_Records with drawing code:_
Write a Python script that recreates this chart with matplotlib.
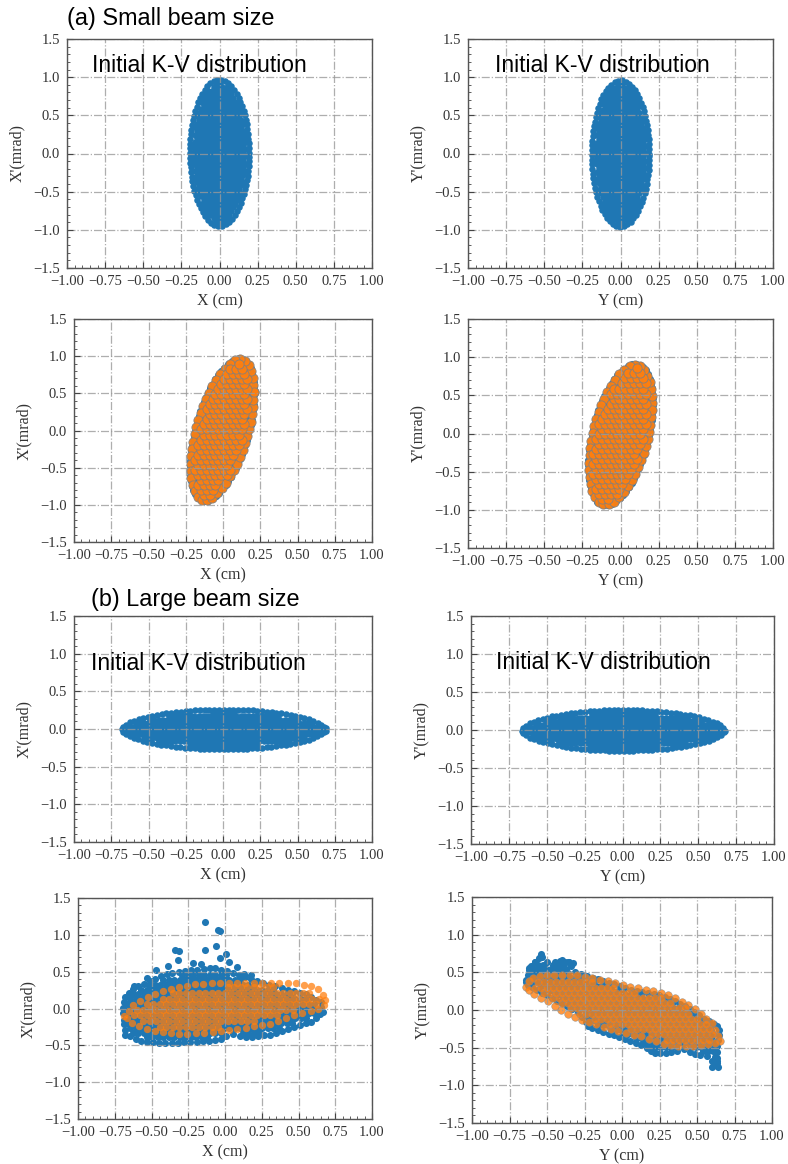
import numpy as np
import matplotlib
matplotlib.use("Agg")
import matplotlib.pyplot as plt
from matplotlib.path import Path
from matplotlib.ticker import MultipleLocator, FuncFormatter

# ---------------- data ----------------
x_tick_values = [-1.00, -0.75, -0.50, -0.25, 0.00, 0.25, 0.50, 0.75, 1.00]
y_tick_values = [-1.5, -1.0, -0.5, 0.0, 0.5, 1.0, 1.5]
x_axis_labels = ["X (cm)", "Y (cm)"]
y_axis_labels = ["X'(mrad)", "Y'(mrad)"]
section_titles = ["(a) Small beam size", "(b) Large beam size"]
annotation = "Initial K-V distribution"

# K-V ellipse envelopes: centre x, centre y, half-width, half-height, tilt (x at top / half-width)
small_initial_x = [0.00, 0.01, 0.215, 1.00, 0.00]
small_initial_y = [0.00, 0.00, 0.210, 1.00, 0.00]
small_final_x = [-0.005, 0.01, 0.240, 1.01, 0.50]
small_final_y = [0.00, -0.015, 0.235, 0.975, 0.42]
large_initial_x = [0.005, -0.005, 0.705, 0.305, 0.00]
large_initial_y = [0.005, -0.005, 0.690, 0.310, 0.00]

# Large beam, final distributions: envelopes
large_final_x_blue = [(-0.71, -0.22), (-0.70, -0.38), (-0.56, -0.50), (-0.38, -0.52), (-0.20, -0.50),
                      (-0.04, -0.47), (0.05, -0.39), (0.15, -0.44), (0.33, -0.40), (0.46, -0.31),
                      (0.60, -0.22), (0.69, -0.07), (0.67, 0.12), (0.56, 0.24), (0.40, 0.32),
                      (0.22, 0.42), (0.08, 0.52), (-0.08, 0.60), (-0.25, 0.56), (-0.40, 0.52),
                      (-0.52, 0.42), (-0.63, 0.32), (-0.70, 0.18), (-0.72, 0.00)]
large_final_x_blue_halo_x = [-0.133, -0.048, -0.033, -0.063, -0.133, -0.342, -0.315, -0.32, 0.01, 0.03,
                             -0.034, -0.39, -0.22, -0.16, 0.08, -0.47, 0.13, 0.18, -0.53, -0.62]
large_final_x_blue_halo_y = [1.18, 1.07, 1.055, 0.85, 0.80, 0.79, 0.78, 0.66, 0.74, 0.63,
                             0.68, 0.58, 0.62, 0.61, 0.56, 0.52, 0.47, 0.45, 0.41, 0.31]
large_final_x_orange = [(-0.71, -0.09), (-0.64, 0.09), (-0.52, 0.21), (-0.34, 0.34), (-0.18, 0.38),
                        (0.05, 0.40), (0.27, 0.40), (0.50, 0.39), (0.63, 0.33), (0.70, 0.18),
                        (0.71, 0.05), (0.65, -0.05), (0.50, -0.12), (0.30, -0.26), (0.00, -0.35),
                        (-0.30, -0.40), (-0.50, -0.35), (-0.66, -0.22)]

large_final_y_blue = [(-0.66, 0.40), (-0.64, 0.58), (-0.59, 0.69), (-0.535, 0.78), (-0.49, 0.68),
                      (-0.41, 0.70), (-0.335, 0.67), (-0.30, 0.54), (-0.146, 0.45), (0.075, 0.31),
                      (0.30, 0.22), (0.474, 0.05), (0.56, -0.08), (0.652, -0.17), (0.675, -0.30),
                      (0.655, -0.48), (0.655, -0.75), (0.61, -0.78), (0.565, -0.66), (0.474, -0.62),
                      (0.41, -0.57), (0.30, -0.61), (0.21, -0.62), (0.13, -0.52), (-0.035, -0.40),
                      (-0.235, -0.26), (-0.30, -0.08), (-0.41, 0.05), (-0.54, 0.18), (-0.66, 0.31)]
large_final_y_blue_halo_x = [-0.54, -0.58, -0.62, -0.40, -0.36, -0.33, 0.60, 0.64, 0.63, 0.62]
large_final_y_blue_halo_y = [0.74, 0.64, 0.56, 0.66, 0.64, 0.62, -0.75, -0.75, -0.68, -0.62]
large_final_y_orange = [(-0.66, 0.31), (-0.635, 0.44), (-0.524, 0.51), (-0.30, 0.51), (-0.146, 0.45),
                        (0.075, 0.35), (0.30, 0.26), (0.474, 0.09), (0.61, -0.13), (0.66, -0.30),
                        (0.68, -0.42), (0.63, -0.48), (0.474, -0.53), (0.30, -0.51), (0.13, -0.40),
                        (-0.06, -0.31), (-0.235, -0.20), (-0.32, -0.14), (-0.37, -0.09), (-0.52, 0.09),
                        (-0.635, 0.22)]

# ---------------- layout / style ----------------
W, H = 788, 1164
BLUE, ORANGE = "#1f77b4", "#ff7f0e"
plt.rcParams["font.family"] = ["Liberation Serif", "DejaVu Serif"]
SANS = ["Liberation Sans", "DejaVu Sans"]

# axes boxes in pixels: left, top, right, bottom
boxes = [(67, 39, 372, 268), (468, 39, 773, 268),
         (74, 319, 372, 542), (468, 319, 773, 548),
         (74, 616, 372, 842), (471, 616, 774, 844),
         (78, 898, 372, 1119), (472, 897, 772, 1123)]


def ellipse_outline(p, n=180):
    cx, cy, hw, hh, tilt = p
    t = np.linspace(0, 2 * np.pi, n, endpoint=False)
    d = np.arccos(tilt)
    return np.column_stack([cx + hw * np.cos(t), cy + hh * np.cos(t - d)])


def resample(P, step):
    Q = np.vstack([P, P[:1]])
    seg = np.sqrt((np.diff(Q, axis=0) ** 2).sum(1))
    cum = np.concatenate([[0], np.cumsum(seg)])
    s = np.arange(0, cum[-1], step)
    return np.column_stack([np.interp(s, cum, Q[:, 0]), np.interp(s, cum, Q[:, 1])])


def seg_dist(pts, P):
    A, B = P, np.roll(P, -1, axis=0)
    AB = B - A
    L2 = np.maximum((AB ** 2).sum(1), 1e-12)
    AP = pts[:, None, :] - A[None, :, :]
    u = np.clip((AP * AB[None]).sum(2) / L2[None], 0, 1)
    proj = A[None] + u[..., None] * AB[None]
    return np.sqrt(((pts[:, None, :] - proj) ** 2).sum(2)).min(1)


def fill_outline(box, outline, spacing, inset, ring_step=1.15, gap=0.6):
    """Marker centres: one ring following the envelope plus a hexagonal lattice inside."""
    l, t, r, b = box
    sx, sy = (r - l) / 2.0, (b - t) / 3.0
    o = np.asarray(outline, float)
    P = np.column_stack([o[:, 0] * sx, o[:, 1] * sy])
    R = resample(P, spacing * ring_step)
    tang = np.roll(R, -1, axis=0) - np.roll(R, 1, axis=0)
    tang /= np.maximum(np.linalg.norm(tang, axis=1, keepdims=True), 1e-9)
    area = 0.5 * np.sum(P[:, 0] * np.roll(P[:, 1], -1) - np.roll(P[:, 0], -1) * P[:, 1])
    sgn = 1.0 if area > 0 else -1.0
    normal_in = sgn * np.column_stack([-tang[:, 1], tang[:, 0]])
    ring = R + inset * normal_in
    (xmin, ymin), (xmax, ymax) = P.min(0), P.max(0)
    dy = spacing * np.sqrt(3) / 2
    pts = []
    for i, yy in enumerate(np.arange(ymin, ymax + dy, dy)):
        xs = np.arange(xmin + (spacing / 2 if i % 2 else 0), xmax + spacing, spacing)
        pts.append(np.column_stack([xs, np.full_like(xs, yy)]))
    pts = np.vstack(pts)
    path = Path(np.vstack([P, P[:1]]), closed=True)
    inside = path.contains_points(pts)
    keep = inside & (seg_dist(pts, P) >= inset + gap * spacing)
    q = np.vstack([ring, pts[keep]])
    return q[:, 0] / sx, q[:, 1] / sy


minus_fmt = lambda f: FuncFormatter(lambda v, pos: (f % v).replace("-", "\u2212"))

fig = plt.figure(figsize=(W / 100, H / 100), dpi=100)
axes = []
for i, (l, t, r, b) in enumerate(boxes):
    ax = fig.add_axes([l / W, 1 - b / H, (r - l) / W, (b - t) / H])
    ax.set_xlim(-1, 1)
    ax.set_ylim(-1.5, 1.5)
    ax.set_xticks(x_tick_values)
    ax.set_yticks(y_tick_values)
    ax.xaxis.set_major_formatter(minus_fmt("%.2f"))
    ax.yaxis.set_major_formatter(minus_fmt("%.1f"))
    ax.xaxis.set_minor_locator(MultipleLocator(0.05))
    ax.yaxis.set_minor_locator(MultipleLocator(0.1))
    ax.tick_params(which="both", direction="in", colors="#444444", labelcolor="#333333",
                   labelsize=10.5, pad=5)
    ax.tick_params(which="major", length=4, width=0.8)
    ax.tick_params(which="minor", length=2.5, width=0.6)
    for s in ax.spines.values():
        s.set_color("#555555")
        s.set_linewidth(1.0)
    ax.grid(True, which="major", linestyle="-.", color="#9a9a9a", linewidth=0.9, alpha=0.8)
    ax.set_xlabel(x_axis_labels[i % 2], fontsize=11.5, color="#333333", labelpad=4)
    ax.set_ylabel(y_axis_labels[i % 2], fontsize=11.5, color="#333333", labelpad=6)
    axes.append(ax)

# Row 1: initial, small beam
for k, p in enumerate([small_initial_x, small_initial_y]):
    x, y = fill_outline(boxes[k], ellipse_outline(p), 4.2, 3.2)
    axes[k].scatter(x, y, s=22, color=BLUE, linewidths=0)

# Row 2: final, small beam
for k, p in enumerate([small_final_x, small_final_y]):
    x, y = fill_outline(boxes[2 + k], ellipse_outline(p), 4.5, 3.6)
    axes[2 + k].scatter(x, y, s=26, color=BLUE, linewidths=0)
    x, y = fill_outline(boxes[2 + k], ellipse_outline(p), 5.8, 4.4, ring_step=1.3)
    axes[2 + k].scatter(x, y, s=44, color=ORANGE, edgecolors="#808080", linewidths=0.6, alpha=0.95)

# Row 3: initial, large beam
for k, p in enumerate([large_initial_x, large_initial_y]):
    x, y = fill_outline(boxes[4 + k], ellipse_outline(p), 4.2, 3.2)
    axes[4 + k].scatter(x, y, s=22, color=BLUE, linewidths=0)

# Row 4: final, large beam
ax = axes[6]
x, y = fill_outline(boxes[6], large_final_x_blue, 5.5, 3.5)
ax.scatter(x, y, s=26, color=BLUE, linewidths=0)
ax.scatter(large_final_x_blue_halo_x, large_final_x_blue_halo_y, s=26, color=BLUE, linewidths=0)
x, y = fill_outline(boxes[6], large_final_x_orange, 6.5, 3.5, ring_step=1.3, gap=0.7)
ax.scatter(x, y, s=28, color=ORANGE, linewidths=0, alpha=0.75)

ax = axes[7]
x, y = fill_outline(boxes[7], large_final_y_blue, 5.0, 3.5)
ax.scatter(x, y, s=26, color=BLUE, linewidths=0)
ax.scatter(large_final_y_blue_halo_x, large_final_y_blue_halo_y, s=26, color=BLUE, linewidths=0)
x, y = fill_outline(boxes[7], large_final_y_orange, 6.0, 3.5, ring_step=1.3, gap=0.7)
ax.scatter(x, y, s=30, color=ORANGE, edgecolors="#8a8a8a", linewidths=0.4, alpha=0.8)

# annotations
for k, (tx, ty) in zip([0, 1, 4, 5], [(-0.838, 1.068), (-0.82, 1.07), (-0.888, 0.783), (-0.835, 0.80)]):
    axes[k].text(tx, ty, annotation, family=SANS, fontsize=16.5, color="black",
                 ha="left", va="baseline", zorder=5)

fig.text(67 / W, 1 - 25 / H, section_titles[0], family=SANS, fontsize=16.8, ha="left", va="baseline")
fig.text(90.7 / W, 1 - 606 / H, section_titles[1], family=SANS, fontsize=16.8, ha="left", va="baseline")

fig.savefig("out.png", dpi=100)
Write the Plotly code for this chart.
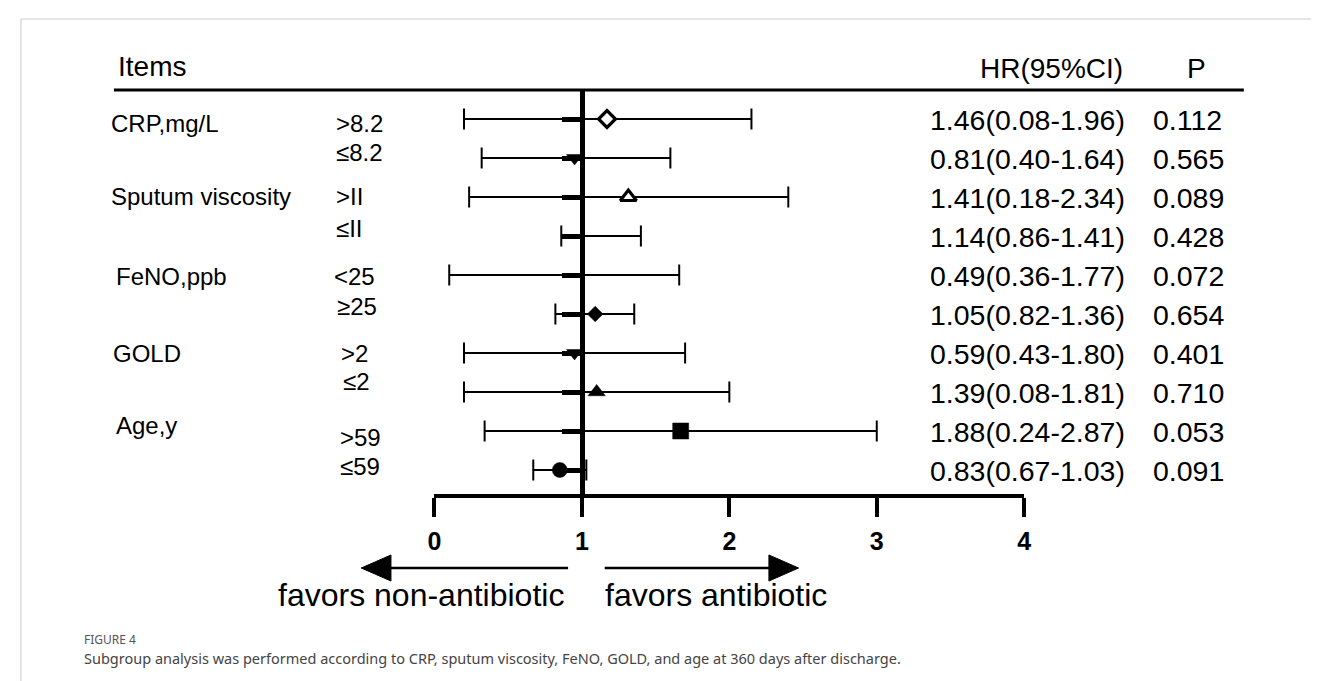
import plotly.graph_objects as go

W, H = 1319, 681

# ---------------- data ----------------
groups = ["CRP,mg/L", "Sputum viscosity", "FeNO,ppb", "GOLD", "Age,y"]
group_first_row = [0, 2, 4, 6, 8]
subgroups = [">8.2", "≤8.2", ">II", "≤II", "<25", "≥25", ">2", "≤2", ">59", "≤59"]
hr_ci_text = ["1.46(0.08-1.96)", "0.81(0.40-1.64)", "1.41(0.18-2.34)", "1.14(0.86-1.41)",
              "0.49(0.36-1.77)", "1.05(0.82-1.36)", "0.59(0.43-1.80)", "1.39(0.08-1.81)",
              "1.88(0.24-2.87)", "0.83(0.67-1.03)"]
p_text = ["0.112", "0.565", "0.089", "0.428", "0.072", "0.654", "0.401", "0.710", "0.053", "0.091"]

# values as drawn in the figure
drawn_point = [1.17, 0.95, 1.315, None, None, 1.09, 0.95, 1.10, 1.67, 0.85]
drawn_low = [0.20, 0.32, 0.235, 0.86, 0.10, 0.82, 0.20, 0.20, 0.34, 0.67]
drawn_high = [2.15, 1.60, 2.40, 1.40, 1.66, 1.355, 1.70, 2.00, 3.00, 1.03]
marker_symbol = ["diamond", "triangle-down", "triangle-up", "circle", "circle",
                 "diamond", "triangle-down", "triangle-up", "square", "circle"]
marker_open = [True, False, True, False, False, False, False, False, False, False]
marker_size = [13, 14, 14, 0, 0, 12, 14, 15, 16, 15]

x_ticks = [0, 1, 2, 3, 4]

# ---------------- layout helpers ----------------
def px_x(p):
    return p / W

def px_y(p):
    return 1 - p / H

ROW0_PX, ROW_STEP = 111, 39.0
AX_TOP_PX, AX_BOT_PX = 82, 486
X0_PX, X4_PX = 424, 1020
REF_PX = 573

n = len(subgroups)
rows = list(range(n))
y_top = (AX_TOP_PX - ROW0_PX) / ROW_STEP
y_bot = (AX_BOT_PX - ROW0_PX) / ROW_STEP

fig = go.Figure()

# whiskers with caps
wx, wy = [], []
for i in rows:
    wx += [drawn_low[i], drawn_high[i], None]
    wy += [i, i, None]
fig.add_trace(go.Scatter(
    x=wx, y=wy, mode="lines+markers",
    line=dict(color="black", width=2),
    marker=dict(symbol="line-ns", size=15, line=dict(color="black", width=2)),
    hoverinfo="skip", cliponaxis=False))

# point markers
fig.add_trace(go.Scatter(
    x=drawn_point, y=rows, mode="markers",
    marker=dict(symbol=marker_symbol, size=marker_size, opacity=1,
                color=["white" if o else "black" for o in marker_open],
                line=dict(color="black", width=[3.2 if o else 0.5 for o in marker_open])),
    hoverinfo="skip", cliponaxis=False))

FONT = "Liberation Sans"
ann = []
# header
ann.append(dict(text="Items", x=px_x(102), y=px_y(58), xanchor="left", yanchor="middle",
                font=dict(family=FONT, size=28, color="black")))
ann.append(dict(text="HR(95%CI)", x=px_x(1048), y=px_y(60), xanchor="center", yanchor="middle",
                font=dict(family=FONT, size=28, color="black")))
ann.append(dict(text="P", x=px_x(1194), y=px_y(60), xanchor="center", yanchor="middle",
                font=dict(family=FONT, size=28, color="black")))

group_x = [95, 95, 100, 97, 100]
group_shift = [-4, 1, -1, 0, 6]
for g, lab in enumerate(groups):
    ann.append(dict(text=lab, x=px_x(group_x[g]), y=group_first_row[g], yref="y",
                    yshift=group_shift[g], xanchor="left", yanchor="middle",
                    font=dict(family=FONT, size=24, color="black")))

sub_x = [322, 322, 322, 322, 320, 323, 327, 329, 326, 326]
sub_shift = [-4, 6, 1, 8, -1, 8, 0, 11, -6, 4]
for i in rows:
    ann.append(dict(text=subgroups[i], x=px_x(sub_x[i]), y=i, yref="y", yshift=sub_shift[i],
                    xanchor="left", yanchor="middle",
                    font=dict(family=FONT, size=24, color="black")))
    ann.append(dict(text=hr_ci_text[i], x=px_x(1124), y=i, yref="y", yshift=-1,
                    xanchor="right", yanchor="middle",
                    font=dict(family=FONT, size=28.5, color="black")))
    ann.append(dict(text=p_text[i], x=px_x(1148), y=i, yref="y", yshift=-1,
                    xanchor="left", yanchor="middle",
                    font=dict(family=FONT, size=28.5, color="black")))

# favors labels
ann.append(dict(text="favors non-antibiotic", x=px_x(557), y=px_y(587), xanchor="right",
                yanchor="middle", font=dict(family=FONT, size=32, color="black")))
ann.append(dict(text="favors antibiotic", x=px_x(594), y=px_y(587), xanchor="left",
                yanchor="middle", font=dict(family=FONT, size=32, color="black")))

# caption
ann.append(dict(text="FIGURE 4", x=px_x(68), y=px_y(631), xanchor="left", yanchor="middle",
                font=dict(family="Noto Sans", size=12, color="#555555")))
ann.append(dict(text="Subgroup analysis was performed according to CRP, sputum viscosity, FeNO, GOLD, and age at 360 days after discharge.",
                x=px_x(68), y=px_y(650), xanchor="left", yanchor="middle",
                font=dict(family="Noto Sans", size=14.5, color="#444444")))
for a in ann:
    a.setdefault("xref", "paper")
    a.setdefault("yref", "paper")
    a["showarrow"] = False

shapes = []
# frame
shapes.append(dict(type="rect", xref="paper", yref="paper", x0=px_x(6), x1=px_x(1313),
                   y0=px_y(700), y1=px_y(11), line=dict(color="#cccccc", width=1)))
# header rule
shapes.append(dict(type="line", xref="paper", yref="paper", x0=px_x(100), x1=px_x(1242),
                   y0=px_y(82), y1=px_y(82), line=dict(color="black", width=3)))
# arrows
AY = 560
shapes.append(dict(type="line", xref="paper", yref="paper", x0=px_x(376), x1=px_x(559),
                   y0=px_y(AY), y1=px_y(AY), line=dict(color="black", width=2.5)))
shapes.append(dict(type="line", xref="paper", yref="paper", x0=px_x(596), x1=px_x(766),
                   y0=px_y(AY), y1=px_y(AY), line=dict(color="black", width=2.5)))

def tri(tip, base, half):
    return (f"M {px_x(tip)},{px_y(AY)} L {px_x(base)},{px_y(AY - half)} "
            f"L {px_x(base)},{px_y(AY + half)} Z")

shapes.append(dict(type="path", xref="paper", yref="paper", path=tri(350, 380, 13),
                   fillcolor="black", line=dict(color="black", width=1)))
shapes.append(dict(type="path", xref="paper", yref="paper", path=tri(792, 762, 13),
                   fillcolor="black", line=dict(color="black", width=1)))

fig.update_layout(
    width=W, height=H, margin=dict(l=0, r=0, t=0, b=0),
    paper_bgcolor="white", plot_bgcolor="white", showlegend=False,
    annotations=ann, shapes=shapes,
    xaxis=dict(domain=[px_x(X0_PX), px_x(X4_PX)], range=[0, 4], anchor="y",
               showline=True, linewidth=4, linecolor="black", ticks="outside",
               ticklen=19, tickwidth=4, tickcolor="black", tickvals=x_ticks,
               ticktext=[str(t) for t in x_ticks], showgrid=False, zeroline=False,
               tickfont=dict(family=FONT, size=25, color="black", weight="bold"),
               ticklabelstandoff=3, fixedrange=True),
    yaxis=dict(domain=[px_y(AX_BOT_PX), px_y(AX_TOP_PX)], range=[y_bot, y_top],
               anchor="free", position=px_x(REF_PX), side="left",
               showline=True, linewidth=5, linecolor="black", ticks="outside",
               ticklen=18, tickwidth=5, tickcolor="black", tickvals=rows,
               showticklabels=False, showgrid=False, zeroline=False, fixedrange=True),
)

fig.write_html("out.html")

_Objective:_
Only lines belong in the copy: transcribe those from the start of the data through the line that contains "from matplotlib.ticker import", and skip the pictures.

_Answer to this exercise:_
Write a Python script that recreates this chart with matplotlib.
import numpy as np
import matplotlib
matplotlib.use("Agg")
import matplotlib.pyplot as plt
from matplotlib.path import Path
from matplotlib.ticker import MultipleLocator, FuncFormatter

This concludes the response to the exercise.